Whereas I'm likely in the niche below you, buying the two year old model, keeping it two years, deciding it has very little value left, and then keeping it as long as it suits my needs. I kept my T60 until the non-Win7 compatible display driver drove me nuts by causing blue screens coming out of sleep. Put XP back on it and promptly sold it for $100. So far the T510 I replaced it with does everything I want.No more than two years, with the exception being low price laptops like Chromebooks. Keeping it any longer is just wasting away what value it has left. Two years is a long time in the mobile computing world, I sell my devices while they still have value and use that money towards getting the newer models.
Have a Dell Inspiron 6000 (Dothan) from 2004ish maybe, that was replaced with a Studio 1735 (Penryn) in 2007. The Studio 17 is going strong except for the left hinge locking up and breaking the bezel about two years ago.
I bought a Toshiba Satellite C55 last year in November, but I wanted something with a dGPU for gaming so I bought my current laptop in March, a Lenovo Ideapad u530 touch. Didn't do much research on this and ended up with a gimped nV GT730m so I'm selling it and buying a Lenovo Y50.
Did kinda the same thing with my current laptop, but aside from the weak GPU, it's been good to me. The Core i5 still holds strong, and outpaces the Phenom triple core (the other choice I had at the time, but with stronger GPU) in every metric. I don't regret my choice.
Don't get me wrong, it's a great laptop, and it has an i7 dualcore with 8gb ram, so it's plenty fast, but it just can't play the games I want at 1080p with the detail settings I want to use.
Its right under "check this box if you have something useless to post."

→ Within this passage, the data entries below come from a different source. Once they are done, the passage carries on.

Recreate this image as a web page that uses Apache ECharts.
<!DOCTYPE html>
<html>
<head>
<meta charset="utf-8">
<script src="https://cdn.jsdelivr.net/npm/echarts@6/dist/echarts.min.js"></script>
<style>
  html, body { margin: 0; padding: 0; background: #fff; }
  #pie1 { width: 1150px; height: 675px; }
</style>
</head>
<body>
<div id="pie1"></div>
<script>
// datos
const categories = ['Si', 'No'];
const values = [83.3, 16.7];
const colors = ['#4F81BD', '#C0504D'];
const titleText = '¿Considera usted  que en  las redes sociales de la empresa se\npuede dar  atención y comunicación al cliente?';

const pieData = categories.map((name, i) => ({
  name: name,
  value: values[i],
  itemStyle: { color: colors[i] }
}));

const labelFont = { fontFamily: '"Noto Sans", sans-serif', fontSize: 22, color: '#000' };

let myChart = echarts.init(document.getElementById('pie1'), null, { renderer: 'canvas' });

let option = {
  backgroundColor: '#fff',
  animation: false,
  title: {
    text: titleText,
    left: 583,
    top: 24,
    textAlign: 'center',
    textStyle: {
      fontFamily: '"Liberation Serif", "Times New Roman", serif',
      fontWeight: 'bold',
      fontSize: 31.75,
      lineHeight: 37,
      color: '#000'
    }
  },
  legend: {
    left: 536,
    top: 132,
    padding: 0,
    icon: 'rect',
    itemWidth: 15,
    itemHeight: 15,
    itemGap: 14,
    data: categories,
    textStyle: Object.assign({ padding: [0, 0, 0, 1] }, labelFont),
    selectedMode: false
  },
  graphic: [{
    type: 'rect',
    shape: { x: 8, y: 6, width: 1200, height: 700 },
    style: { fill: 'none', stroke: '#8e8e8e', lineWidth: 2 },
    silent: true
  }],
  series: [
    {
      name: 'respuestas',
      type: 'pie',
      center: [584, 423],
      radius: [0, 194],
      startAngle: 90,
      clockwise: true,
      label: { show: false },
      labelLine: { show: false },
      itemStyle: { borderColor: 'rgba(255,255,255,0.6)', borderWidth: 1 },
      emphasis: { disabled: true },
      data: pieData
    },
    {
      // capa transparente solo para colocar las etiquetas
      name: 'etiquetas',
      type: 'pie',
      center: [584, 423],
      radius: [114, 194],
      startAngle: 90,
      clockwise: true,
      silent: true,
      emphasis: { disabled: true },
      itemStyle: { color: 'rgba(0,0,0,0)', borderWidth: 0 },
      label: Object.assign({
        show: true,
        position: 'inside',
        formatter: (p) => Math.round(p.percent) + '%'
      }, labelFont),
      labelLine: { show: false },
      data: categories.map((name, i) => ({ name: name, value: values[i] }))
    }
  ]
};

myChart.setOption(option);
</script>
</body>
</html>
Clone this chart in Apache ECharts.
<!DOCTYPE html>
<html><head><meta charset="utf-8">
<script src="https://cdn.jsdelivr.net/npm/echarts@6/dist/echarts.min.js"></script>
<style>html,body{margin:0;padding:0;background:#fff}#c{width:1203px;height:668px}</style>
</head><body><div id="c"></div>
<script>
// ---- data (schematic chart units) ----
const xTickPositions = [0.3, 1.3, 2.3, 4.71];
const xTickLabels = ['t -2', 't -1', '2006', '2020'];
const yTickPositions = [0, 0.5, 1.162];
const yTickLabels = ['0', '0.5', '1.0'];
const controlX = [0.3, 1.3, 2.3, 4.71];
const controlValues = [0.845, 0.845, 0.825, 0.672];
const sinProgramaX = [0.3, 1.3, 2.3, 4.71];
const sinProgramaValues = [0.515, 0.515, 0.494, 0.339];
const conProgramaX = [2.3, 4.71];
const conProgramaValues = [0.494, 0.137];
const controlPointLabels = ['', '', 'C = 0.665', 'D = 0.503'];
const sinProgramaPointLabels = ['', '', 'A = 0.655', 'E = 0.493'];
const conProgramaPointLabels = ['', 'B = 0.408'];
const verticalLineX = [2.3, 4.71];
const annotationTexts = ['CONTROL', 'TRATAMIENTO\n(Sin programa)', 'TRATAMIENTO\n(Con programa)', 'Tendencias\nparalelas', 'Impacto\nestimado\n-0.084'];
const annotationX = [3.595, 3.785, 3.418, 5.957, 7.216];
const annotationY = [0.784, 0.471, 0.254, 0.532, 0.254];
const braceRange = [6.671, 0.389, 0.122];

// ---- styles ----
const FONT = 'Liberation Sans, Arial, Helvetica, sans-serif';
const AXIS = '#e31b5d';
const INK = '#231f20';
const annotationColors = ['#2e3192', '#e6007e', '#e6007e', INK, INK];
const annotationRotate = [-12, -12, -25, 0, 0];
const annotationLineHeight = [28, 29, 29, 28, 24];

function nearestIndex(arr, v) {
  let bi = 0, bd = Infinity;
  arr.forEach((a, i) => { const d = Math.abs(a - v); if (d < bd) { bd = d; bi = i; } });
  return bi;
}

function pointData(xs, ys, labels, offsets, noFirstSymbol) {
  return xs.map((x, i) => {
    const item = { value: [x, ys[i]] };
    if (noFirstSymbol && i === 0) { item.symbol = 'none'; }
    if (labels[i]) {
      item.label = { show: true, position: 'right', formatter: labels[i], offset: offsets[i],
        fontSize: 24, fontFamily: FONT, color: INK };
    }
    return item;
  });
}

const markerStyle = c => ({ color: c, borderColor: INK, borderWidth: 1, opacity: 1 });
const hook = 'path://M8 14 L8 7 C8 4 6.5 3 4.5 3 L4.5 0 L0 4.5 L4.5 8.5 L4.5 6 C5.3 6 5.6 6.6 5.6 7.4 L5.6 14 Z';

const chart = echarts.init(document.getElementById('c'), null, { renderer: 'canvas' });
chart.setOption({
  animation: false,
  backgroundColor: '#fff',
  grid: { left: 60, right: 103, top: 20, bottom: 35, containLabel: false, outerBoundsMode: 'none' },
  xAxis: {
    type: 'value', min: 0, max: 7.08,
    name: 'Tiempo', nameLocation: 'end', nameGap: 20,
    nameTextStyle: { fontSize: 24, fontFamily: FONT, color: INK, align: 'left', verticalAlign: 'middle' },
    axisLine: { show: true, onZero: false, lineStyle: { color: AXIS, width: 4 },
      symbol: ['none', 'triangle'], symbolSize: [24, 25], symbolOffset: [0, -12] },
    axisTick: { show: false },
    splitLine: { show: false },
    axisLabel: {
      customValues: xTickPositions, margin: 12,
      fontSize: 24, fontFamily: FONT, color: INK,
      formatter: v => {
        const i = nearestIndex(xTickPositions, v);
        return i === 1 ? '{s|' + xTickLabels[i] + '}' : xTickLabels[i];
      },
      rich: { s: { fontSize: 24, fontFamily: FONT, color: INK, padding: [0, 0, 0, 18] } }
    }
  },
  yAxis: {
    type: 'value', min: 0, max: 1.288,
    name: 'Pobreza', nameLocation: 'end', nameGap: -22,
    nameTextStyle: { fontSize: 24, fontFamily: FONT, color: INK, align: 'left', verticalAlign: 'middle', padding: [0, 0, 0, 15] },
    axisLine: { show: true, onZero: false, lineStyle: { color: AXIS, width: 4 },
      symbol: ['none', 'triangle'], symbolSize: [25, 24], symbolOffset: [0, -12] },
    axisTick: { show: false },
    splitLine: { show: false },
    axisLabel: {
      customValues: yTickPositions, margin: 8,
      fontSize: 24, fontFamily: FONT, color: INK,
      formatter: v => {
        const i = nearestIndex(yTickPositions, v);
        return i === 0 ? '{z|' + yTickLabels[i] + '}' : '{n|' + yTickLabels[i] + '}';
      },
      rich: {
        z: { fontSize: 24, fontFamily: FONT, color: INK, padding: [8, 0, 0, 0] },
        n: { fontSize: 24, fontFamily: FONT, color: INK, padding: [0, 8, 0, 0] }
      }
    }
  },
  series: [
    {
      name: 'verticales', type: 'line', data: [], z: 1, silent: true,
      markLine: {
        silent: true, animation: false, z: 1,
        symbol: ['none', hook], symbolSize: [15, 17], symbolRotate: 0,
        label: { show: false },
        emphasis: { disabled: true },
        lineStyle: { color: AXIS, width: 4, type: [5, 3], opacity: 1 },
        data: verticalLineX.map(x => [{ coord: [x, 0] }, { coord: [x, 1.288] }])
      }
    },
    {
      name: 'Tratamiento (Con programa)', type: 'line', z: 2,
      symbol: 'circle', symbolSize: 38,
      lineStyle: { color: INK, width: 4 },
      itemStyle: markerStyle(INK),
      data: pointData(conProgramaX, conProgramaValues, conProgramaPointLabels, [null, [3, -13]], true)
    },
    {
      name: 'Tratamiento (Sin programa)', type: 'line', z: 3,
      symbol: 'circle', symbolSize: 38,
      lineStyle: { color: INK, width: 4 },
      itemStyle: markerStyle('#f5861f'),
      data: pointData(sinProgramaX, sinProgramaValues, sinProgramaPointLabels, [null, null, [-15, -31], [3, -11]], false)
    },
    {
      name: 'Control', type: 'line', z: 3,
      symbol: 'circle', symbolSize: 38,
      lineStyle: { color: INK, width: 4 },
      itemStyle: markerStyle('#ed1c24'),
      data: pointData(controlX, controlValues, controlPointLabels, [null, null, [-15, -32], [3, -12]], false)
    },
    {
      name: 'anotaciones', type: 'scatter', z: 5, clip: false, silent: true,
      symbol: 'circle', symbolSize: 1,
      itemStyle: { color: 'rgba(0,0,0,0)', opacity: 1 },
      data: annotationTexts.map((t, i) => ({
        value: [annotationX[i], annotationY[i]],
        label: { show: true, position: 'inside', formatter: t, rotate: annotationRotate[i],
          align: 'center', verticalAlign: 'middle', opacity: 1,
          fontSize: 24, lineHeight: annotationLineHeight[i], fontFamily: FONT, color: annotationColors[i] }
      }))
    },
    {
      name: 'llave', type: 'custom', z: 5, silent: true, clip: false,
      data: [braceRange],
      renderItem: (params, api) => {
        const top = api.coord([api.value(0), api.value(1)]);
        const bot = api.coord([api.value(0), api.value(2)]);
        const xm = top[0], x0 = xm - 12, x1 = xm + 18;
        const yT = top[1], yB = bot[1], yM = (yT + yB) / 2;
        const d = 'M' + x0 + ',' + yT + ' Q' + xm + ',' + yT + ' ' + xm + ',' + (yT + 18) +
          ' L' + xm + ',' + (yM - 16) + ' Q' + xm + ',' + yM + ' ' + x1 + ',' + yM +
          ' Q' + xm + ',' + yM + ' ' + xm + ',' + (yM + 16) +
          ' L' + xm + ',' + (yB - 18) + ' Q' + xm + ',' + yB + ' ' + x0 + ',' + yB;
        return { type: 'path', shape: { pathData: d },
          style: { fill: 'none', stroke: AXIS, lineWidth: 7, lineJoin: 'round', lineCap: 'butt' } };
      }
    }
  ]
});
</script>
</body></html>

I'd wager Win 7 or a full Linux OS (Linux Mint) would work reasonably well on that Inspiron with little to no cash input. No need to let your upgrades on it go to waste.My daughter's 2007 Dell Inspiron is a little different. It has a SATA HDD, which I updated with an SSD. I also pumped up the RAM and put a faster AMD processor in... but it's still stuck with XP and I'm loathe to waste my time and money trying to get W7 to work on it. I put Puppy Linux on it for a bit... but it doesn't really play well, for some reason. She will be headed to college in a few years, I'll probably buy her a new laptop at that time...
I bought my wife an iPad for Mother's Day this year... after using that I don't see a need for a laptop anymore in any event.
I'd wager Win 7 or a full Linux OS (Linux Mint) would work reasonably well on that Inspiron with little to no cash input. No need to let your upgrades on it go to waste.
Also, I'd take my laptop over any tablet any day of the year. Just sayin.
Still running a Dell Inspiron E1505 with Win 7/4GB Ram/90GB SSD. Purchased new from Dell in 2006 and have had only one issue (video card replaced under warranty). I am getting ready to upgrade the wireless card, CPU (from Core Duo to Core2Duo) and add a bluetooth card. Parts are cheap so why not, plus the Core2Duo will allow me to install the 64-bit version of Win 7 (CPU was from another laptop upgrade for friend, so free).
I'd have to say it's hard to place a value with regards to the years you keep a laptop. For someone like me, as long as it continues to do the things I need (surfing web, email and VPN/remote desktop into work) then I see no reason to not keep on going until it becomes unservicable or not used.
I bought my wife an iPad for Mother's Day this year... after using that I don't see a need for a laptop anymore in any event.